Steiner, la poésie et ses mystères



Dans le Monde du 11 mai, il y avait une photo de Georges Steiner, le grand critique et philosophe, qui répondait aux questions de Nicolas Weill.
Avant même de lire l'article, j'ai observé la photo : ce penseur de 84 ans de renommée internationale arborait un beau sourire malicieux, avait le regard en coin et portait un modeste pull rouge. Il se présentait au journaliste tel qu'il est, un érudit qui reste modeste et constate humblement qu'  « on ne peut pas tout comprendre ».
Georges Steiner a écrit en 2011 " Poésie de la pensée". Ses idées sur le processus de création et les relations entre le créateur et ceux qui évaluent l'œuvre ( le public et les critiques) m'ont particulièrement intéressé.

Sur le premier thème, je me suis posé beaucoup de questions ; j'ai eu l'occasion  d'apporter un témoignage, il y a une trentaine d'années, lors d'une conférence dans laquelle, à partir de textes que j'avais écrits, je cherchais à expliquer comment naît un poème. 
J'ai tenté de dérouler le fil en partant du déclic initial – l'instant le plus mystérieux - pour aboutir au texte final ( je n'écris pas définitif car il m'arrive fréquemment de retoucher, des années plus tard un texte en vers ou en prose).
Il est impossible de définir un processus type, tant l'étincelle qui est à l'origine d'une création est varié : j'ai écrit le Chant de la mer* en écoutant la Mer de Debussy, chacune des strophes de ce poème en prose étant bâtie sur la mélodie ; le Porte-plume* fut d'abord une chanson, j'en ai fait le symbole d'un progrès discutable ; le poème L'instant* a été inspiré par un vieux banc usé, lors de vacances dans les Vosges,  et le dernier poème publié Minuit sonne* - jailli une nuit par hasard - a dormi pendant des années dans un carnet : je ne parvenais pas à le terminer.
Une chose est sûre : la création qui relève de l'imagination (poème, roman avec des personnages non réels) a pour point de départ un déclic qui vient de l'inconscient, du subconscient, c'est un phénomène qui s'impose au créateur. Ensuite arrive le travail conscient et consciencieux, comparable à celui de l'artisan qui cherche à faire la plus belle œuvre possible.
Pour sa part,Georges Steiner dit que c'est " le mystère de l'innocence qui caractérise la création." Cette affirmation me plaît.

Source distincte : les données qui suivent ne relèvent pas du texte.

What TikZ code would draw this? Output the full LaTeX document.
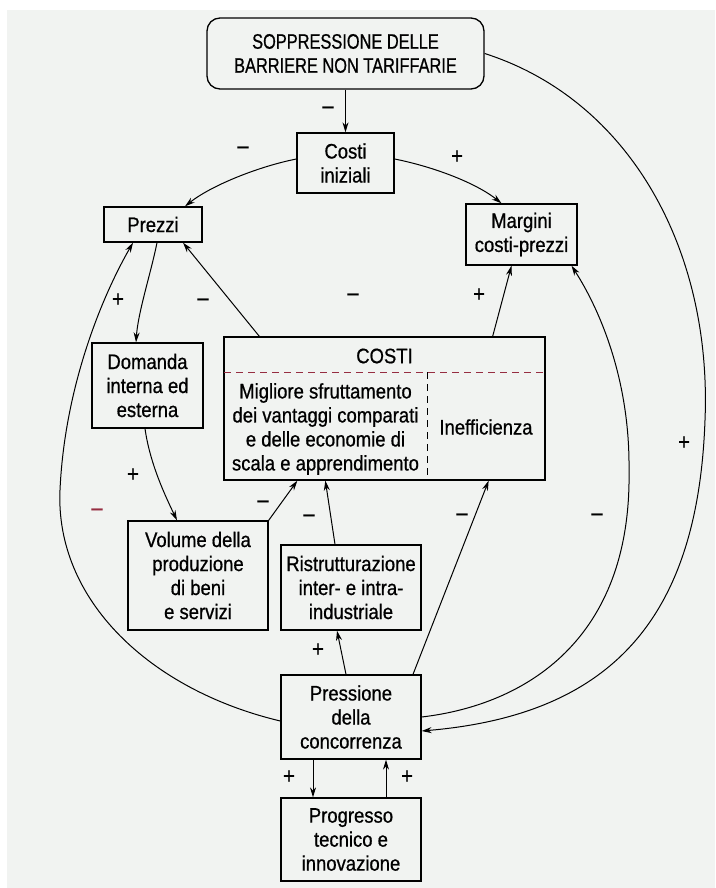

En ce qui concerne les relations entre le créateur et ceux qui reçoivent l'œuvre, je partage son avis. J'ai toujours pensé que les commentaires sont des exercices inutiles, Steiner les juge " parasitaires". Il ajoute que " l'œuvre n'a besoin de personne".
Ce ne sont pas les critiques qui aident celle-ci à vivre, même si un succès momentané peut lui être favorable. C'est le temps qui est le meilleur juge.